|Precursors of addiction|
|Genetic and environmental influences on adolescent drug use|
Edward R. Winstead
October 27, 2000
Saying no to drugs during adolescence lessens the likelihood of addiction later in life. Conversely, starting drug use in adolescence is a predictor of drug use in adulthood. Relatively few studies have investigated the environmental and genetic risk factors involved in teenager drug use compared to those in adults. This month, researchers report new findings from a longitudinal study tracking drug use and abuse in a population of Minnesota adolescents.
Researchers at the University of Minnesota analyzed data on the use of legal (tobacco) and illegal substances (marijuana and amphetamines) in a sample of 17-year-old twins. The researchers found that behavioral differences among the group were more likely to be due to environmental factors than to genetic factors. By statistical measures, genes were a significant factor in tobacco use and nicotine dependence but not in the use of illegal drugs. This statistical difference may reflect the relative difficulty of obtaining illegal versus legal substances.
Matt McGue, of the Department of Psychology at the University of Minnesota, led the research. McGue and colleagues write in their paper: "The most striking finding in our study was that shared environmental factors (e.g., sharing a household where drugs are available through parents or siblings or sharing the same circle of acquaintances) seem to exert a considerable influence on illicit drug use and abuse in adolescence." The paper appeared in a recent issue of the American Journal of Medical Genetics.
The finding of modest genetic and strong environmental influences on substance use in this population may not be the whole story. Research on substance abuse in adults suggests that genetic influences may become stronger over time. "We expect that some of the adolescents we classified as 'unaffected' at age 17 will ultimately be affected by a substance disorder once they pass completely through the period of greatest risk," the authors write. Future evaluations of the data may "substantially change the relative contributions of genetic and environmental factors that we have reported here." (Preliminary data on twins who are now 20 years old is consistent with this expectation, according to the paper.)
The researchers hypothesized that sex differences might be a factor in the results. In general, there were no significant differences between the sexes or between fraternal and identical twins. "There was no evidence that gender moderated the strength of genetic influences," the authors write. The sample included 289 sets of male twins and 337 sets of female twins.
The current data are consistent with findings published last year by the Minnesota researchers using a subset of this population of twins. The finding of significant environmental influences on teenage drug use, the researchers concluded, "underscores the importance of intervention on early adolescent substance use."

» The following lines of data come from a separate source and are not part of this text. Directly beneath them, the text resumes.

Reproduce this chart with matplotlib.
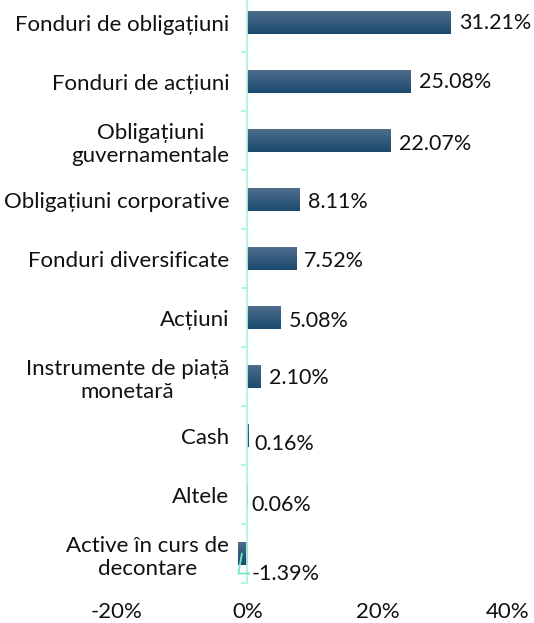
import numpy as np
import matplotlib
matplotlib.use("Agg")
import matplotlib.pyplot as plt
from matplotlib.colors import LinearSegmentedColormap
from matplotlib.ticker import FuncFormatter, FixedLocator

categories = [
    "Fonduri de obligațiuni",
    "Fonduri de acțiuni",
    "Obligațiuni\nguvernamentale",
    "Obligațiuni corporative",
    "Fonduri diversificate",
    "Acțiuni",
    "Instrumente de piață\nmonetară",
    "Cash",
    "Altele",
    "Active în curs de\ndecontare",
]
values = [31.21, 25.08, 22.07, 8.11, 7.52, 5.08, 2.10, 0.16, 0.06, -1.39]
x_ticks = [-20, 0, 20, 40]

# label nudges in pixels (dx, dy downward)
label_nudge = [(8, 0), (8, 0), (8, 3), (8, 2), (8, 2), (8, 3), (8, 1), (6, 8), (4, 10), (1, 20)]

plt.rcParams["font.family"] = ["Lato", "DejaVu Sans"]
FS = 16
FS_VAL = 15.5

fig = plt.figure(figsize=(5.34, 6.23), dpi=100)
ax = fig.add_axes([117 / 534, 1 - 583 / 623, 391 / 534, 590 / 623])

n = len(categories)
ypos = np.arange(n)
bar_h = 0.39
bars = ax.barh(ypos, values, height=bar_h, color="#1f4e74", zorder=2)

cmap = LinearSegmentedColormap.from_list("bar", ["#526e8c", "#1a4a6f"])
grad = np.linspace(0, 1, 64).reshape(-1, 1)
for b in bars:
    x0, y0 = b.get_x(), b.get_y()
    w, h = b.get_width(), b.get_height()
    im = ax.imshow(grad, cmap=cmap, aspect="auto", origin="upper",
                   extent=(x0, x0 + w, y0 + h, y0), zorder=3,
                   interpolation="bilinear")
    im.set_clip_path(b)

ax.set_xlim(-20, 40)
ax.set_ylim(n - 0.5, -0.5)

axis_col = "#aef5e2"
for s in ("top", "right", "bottom"):
    ax.spines[s].set_visible(False)
ax.spines["left"].set_position(("data", 0))
ax.spines["left"].set_color(axis_col)
ax.spines["left"].set_linewidth(1.3)
ax.spines["left"].set_zorder(4)

ax.set_yticks(ypos)
ax.set_yticklabels(categories, fontsize=FS, color="#111111", multialignment="center")
ax.yaxis.set_minor_locator(FixedLocator(np.arange(-0.5, n, 1.0)))
ax.tick_params(axis="y", which="major", length=0, pad=13)
ax.tick_params(axis="y", which="minor", length=4, width=1.3, color=axis_col, direction="out")

ax.set_xticks(x_ticks)
ax.xaxis.set_major_formatter(FuncFormatter(lambda v, p: f"{v:.0f}%"))
ax.tick_params(axis="x", length=0, pad=14, labelsize=FS, labelcolor="#111111")

for i, (v, (dx, dy)) in enumerate(zip(values, label_nudge)):
    txt = f"{v:.2f}%"
    if v < 0:
        ax.annotate(txt, xy=(v * 0.6, i + 0.0), xycoords="data",
                    xytext=(dx * 0.72, -dy * 0.72), textcoords=("data", "offset points"),
                    fontsize=FS_VAL, color="#111111", ha="left", va="center",
                    arrowprops=dict(arrowstyle="-", color="#6fe8c4", lw=1.3,
                                    connectionstyle="angle,angleA=0,angleB=80,rad=0",
                                    shrinkA=0, shrinkB=0),
                    zorder=5)
    else:
        ax.annotate(txt, xy=(v, i), xycoords="data",
                    xytext=(dx * 0.72, -dy * 0.72), textcoords="offset points",
                    fontsize=FS_VAL, color="#111111", ha="left", va="center", zorder=5)

fig.savefig("out.png", dpi=100)
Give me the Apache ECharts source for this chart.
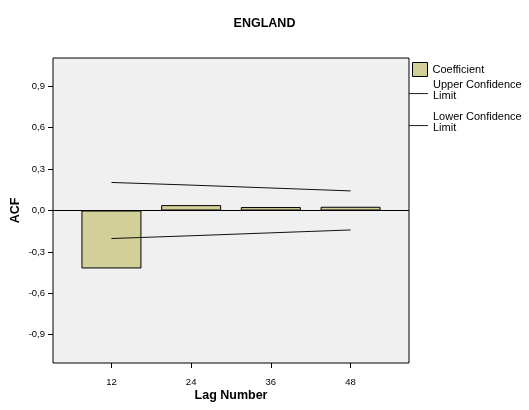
<!DOCTYPE html>
<html>
<head>
<meta charset="utf-8">
<script src="https://cdn.jsdelivr.net/npm/echarts@6/dist/echarts.min.js"></script>
<style>html,body{margin:0;padding:0;background:#fff;}#c{width:529px;height:410px;}</style>
</head>
<body>
<div id="c"></div>
<script>
var lags = [12, 24, 36, 48];
var acf = [-0.42, 0.039, 0.025, 0.027];
var upperLimit = [0.203, 0.184, 0.163, 0.142];
var lowerLimit = [-0.203, -0.183, -0.162, -0.141];
var yTicks = [-0.9, -0.6, -0.3, 0.0, 0.3, 0.6, 0.9];

function pairs(xs, ys) { return xs.map(function (x, i) { return [x, ys[i]]; }); }

var FONT = 'Liberation Sans, Arial, sans-serif';
var LINE_ICON = 'path://M0,0L20,0L20,1L0,1Z M0,5L0,5';
var chart = echarts.init(document.getElementById('c'), null, {renderer: 'canvas'});
chart.setOption({
  animation: false,
  backgroundColor: '#ffffff',
  title: {
    text: 'ENGLAND', left: 'center', top: 12,
    textStyle: {fontFamily: FONT, fontSize: 12.5, fontWeight: 'bold', color: '#000'}
  },
  grid: {
    left: 53, top: 58, width: 356, height: 305,
    outerBoundsMode: 'none', containLabel: false,
    show: true, backgroundColor: '#F0F0F0', borderColor: '#000', borderWidth: 1
  },
  legend: [
    {
      data: ['Coefficient'], left: 412, top: 62, orient: 'vertical', padding: 0,
      itemWidth: 15, itemHeight: 14, selectedMode: false, icon: 'rect',
      itemStyle: {borderColor: '#000', borderWidth: 1},
      textStyle: {fontFamily: FONT, fontSize: 11, color: '#000'}
    },
    {
      data: ['Upper Confidence Limit'], left: 409, top: 79, orient: 'vertical', padding: 0,
      itemWidth: 19, itemHeight: 6, selectedMode: false,
      icon: LINE_ICON,
      formatter: function () { return 'Upper Confidence\nLimit\n '; },
      textStyle: {fontFamily: FONT, fontSize: 11, lineHeight: 11, color: '#000'}
    },
    {
      data: ['Lower Confidence Limit'], left: 409, top: 111, orient: 'vertical', padding: 0,
      itemWidth: 19, itemHeight: 6, selectedMode: false,
      icon: LINE_ICON,
      formatter: function () { return 'Lower Confidence\nLimit\n '; },
      textStyle: {fontFamily: FONT, fontSize: 11, lineHeight: 11, color: '#000'}
    }
  ],
  xAxis: {
    type: 'value', min: 3.2, max: 56.8,
    name: 'Lag Number', nameLocation: 'middle', nameGap: 26, nameMoveOverlap: false,
    nameTextStyle: {fontFamily: FONT, fontSize: 12.5, fontWeight: 'bold', color: '#000'},
    axisLine: {show: false, onZero: false},
    splitLine: {show: false},
    axisTick: {show: true, inside: false, customValues: lags, length: 5, lineStyle: {color: '#000'}},
    axisLabel: {customValues: lags, fontFamily: FONT, fontSize: 9.5, color: '#000', margin: 14}
  },
  yAxis: {
    type: 'value', min: -1.105, max: 1.105,
    name: 'ACF', nameLocation: 'middle', nameGap: 31, nameRotate: 90, nameMoveOverlap: false,
    nameTextStyle: {fontFamily: FONT, fontSize: 12.5, fontWeight: 'bold', color: '#000'},
    axisLine: {show: false, onZero: false},
    splitLine: {show: false},
    axisTick: {show: true, inside: false, customValues: yTicks, length: 5, lineStyle: {color: '#000'}},
    axisLabel: {
      customValues: yTicks, fontFamily: FONT, fontSize: 9.5, color: '#000', margin: 8,
      formatter: function (v) { return v.toFixed(1).replace('.', ','); }
    }
  },
  series: [
    {
      name: 'Coefficient', type: 'bar', barWidth: 60,
      data: pairs(lags, acf),
      itemStyle: {color: '#D3CF98', borderColor: '#000', borderWidth: 1},
      markLine: {
        silent: true, symbol: 'none', label: {show: false},
        lineStyle: {color: '#000', width: 1, type: 'solid'},
        data: [{yAxis: 0}]
      },
      z: 2
    },
    {
      name: 'Upper Confidence Limit', type: 'line', symbol: 'none',
      data: pairs(lags, upperLimit),
      lineStyle: {color: '#111', width: 1}, itemStyle: {color: '#111'}, z: 3
    },
    {
      name: 'Lower Confidence Limit', type: 'line', symbol: 'none',
      data: pairs(lags, lowerLimit),
      lineStyle: {color: '#111', width: 1}, itemStyle: {color: '#111'}, z: 3
    }
  ]
});
</script>
</body>
</html>
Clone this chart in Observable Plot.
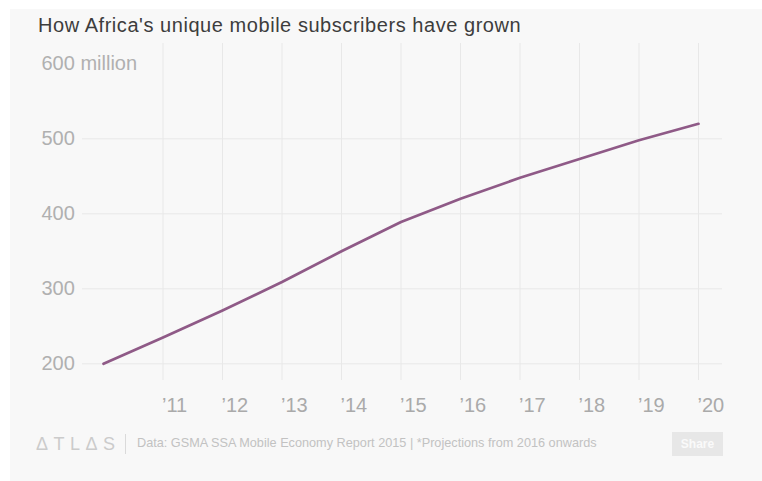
<!DOCTYPE html>
<html>
<head>
<meta charset="utf-8">
<script src="https://cdn.jsdelivr.net/npm/d3@7"></script>
<script src="https://cdn.jsdelivr.net/npm/@observablehq/plot@0.6"></script>
<style>
  html, body { margin: 0; padding: 0; background: #ffffff; }
  body { width: 762px; height: 481px; position: relative; overflow: hidden; font-family: "Liberation Sans", Arial, sans-serif; }
  #card { position: absolute; left: 10px; top: 9px; width: 752px; height: 472px; background: #f8f8f8; }
  #title { position: absolute; left: 38px; top: 15px; font-size: 20px; line-height: 20px; color: #3d3d3d; letter-spacing: 0.55px; white-space: nowrap; }
  #chart { position: absolute; left: 0; top: 40px; }
  #logo { position: absolute; left: 36px; top: 435px; font-size: 18px; line-height: 18px; color: #cbcbcb; letter-spacing: 5.5px; white-space: nowrap; font-weight: 300; }
  #divider { position: absolute; left: 125px; top: 434px; width: 1px; height: 20px; background: #dadada; }
  #source { position: absolute; left: 137px; top: 437px; font-size: 12.7px; line-height: 13px; color: #c2c2c2; white-space: nowrap; }
  #share { position: absolute; left: 672px; top: 432px; width: 51px; height: 24px; background: #e7e7e7; color: #fafafa; font-size: 12px; line-height: 24px; text-align: center; font-weight: bold; }
</style>
</head>
<body>
<div id="card"></div>
<div id="title">How Africa's unique mobile subscribers have grown</div>
<div id="chart"></div>
<div id="logo">ΔTLΔS</div>
<div id="divider"></div>
<div id="source">Data: GSMA SSA Mobile Economy Report 2015 | *Projections from 2016 onwards</div>
<div id="share">Share</div>
<script>
const years = [2010, 2011, 2012, 2013, 2014, 2015, 2016, 2017, 2018, 2019, 2020];
const subscribers = [200, 235, 271, 309, 350, 389, 420, 448, 473, 498, 520];
const yTicks = [200, 300, 400, 500, 600];
const yTickLabels = ["200", "300", "400", "500", "600 million"];
const xTicks = [2011, 2012, 2013, 2014, 2015, 2016, 2017, 2018, 2019, 2020];
const xTickLabels = ["’11", "’12", "’13", "’14", "’15", "’16", "’17", "’18", "’19", "’20"];
const gridY = [200, 300, 400, 500];

const data = years.map((year, i) => ({year, value: subscribers[i]}));

const chart = Plot.plot({
  width: 762,
  height: 380,
  marginLeft: 103,
  marginRight: 64,
  marginTop: 23.3,
  marginBottom: 56.7,
  style: {background: "transparent", fontSize: "20px", fontFamily: "'Liberation Sans', Arial, sans-serif"},
  x: {type: "linear", domain: [2010, 2020]},
  y: {domain: [200, 600]},
  marks: [
    Plot.ruleY(gridY, {stroke: "#e8e8e8", strokeWidth: 1, insetLeft: -21, insetRight: -24}),
    Plot.ruleX(xTicks, {stroke: "#e8e8e8", strokeWidth: 1, insetTop: -20.3, insetBottom: -16.7}),
    Plot.axisY(yTicks, {
      tickSize: 0, tickPadding: 0, textAnchor: "start", dx: -62,
      tickFormat: d => yTickLabels[yTicks.indexOf(d)],
      fill: "#b0b0b0", label: null
    }),
    Plot.axisX(xTicks, {
      tickSize: 0, tickPadding: 33.5, textAnchor: "start", dx: -1,
      tickFormat: d => xTickLabels[xTicks.indexOf(d)],
      fill: "#aaaaaa", label: null
    }),
    Plot.line(data, {x: "year", y: "value", stroke: "#8f5a87", strokeWidth: 2.7, strokeLinecap: "round", strokeLinejoin: "round"})
  ]
});
document.getElementById("chart").appendChild(chart);
</script>
</body>
</html>
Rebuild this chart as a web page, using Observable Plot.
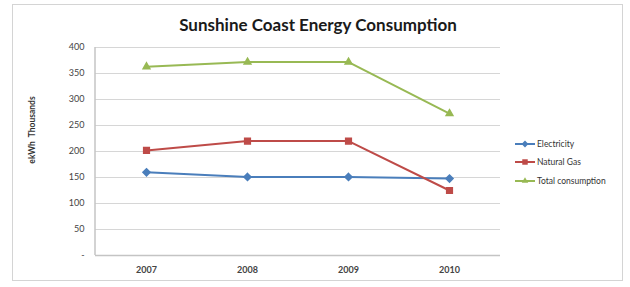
<!DOCTYPE html>
<html>
<head>
<meta charset="utf-8">
<script src="https://cdn.jsdelivr.net/npm/d3@7"></script>
<script src="https://cdn.jsdelivr.net/npm/@observablehq/plot@0.6"></script>
<style>
  html, body { margin: 0; padding: 0; background: #fff; }
  #wrap { position: relative; width: 630px; height: 287px; }
  #frame { position: absolute; left: 12px; top: 4px; width: 611px; height: 277px; border: 1px solid #d4d4d4; box-sizing: border-box; pointer-events: none; }
  svg { font-family: Lato, "Open Sans", sans-serif; }
</style>
</head>
<body>
<div id="wrap"><div id="frame"></div></div>
<script>
const title = "Sunshine Coast Energy Consumption";
const yLabel = "ekWh  Thousands";
const years = ["2007", "2008", "2009", "2010"];
const seriesNames = ["Electricity", "Natural Gas", "Total consumption"];
const electricity = [160, 151, 151, 148];
const naturalGas = [202, 220, 220, 125];
const totalConsumption = [363, 372, 372, 273];
const yTicks = [0, 50, 100, 150, 200, 250, 300, 350, 400];

const colors = ["#4A7EBB", "#BE4B48", "#98B954"];
const symbols = ["diamond2", "square", "triangle2"];
const valuesBySeries = [electricity, naturalGas, totalConsumption];

const data = [];
seriesNames.forEach((s, i) => years.forEach((y, j) => data.push({series: s, year: y, value: valuesBySeries[i][j]})));

const chart = Plot.plot({
  width: 630,
  height: 287,
  marginLeft: 95,
  marginRight: 130,
  marginTop: 47,
  marginBottom: 32,
  style: {fontFamily: "Lato, 'Open Sans', sans-serif", background: "transparent"},
  x: {type: "point", domain: years, padding: 0.5, label: null},
  y: {domain: [0, 400], label: null},
  color: {domain: seriesNames, range: colors},
  symbol: {domain: seriesNames, range: symbols},
  marks: [
    Plot.ruleY(yTicks.filter(d => d > 0), {stroke: "#d6d6d6", strokeWidth: 1}),
    Plot.ruleY([0], {stroke: "#c4c4c4", strokeWidth: 1.5}),
    Plot.axisY({ticks: yTicks, tickSize: 0, tickPadding: 11, tickFormat: d => d === 0 ? "-" : String(d), fontSize: 9, fill: "#444", label: null}),
    Plot.axisX({tickSize: 0, tickPadding: 11, fontSize: 9, fontWeight: "bold", fill: "#444", label: null}),
    Plot.line(data, {x: "year", y: "value", z: "series", stroke: "series", strokeWidth: 2}),
    Plot.dot(data, {x: "year", y: "value", symbol: "series", fill: "series", stroke: "series", r: 3.2})
  ]
});

const svg = d3.select(chart);
// left axis line
svg.append("line").attr("x1", 95).attr("x2", 95).attr("y1", 47).attr("y2", 255).attr("stroke", "#c4c4c4").attr("stroke-width", 1.5);
// title
svg.append("text").attr("x", 318).attr("y", 31).attr("text-anchor", "middle")
  .attr("font-size", 17).attr("font-weight", "bold").attr("fill", "#1a1a1a").text(title);
// y label
svg.append("text").attr("transform", "translate(35,130) rotate(-90)").attr("text-anchor", "middle")
  .attr("font-size", 8.5).attr("font-weight", "bold").attr("fill", "#333").attr("xml:space", "preserve").text(yLabel);
// legend
const ly = [144, 162, 181];
const symGen = [d3.symbolDiamond2, d3.symbolSquare, d3.symbolTriangle2];
seriesNames.forEach((s, i) => {
  const g = svg.append("g").attr("transform", `translate(515,${ly[i]})`);
  g.append("line").attr("x1", 0).attr("x2", 20).attr("y1", 0).attr("y2", 0).attr("stroke", colors[i]).attr("stroke-width", 2);
  g.append("path").attr("transform", "translate(10,0)").attr("d", d3.symbol(symGen[i], 30)()).attr("fill", colors[i]);
  g.append("text").attr("x", 22).attr("y", 0).attr("dy", "0.35em").attr("text-anchor", "start")
    .attr("font-size", 8.5).attr("fill", "#333").text(s);
});

document.getElementById("wrap").appendChild(chart);
chart.style.position = "absolute";
chart.style.left = "0";
chart.style.top = "0";
</script>
</body>
</html>
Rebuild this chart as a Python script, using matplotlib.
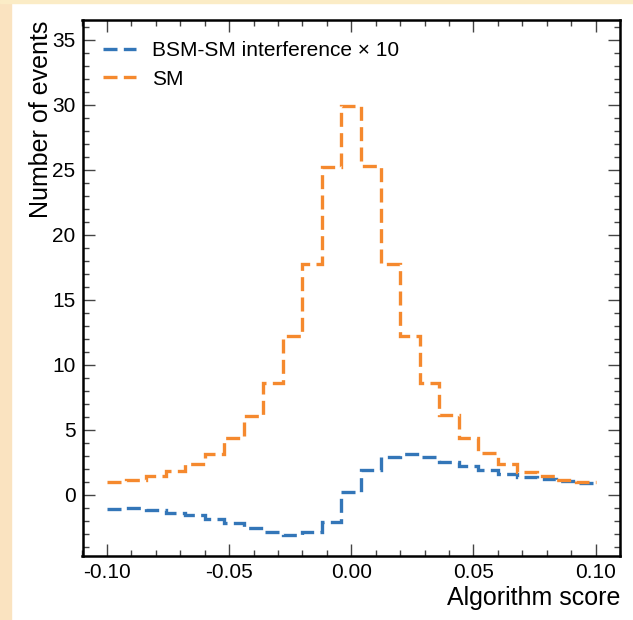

The data are also consistent with those published last year by researchers at Virginia Commonwealth University. The Virginia team analyzed data on a younger population (twins aged 8 to 16). The study found that genetic factors explained a significant proportion of the variation in the use of tobacco, alcohol, and other drugs. In the Journal of Studies on Alcohol, the researchers wrote: "Shared environmental factors contributed significantly to lifetime alcohol use and other drug use."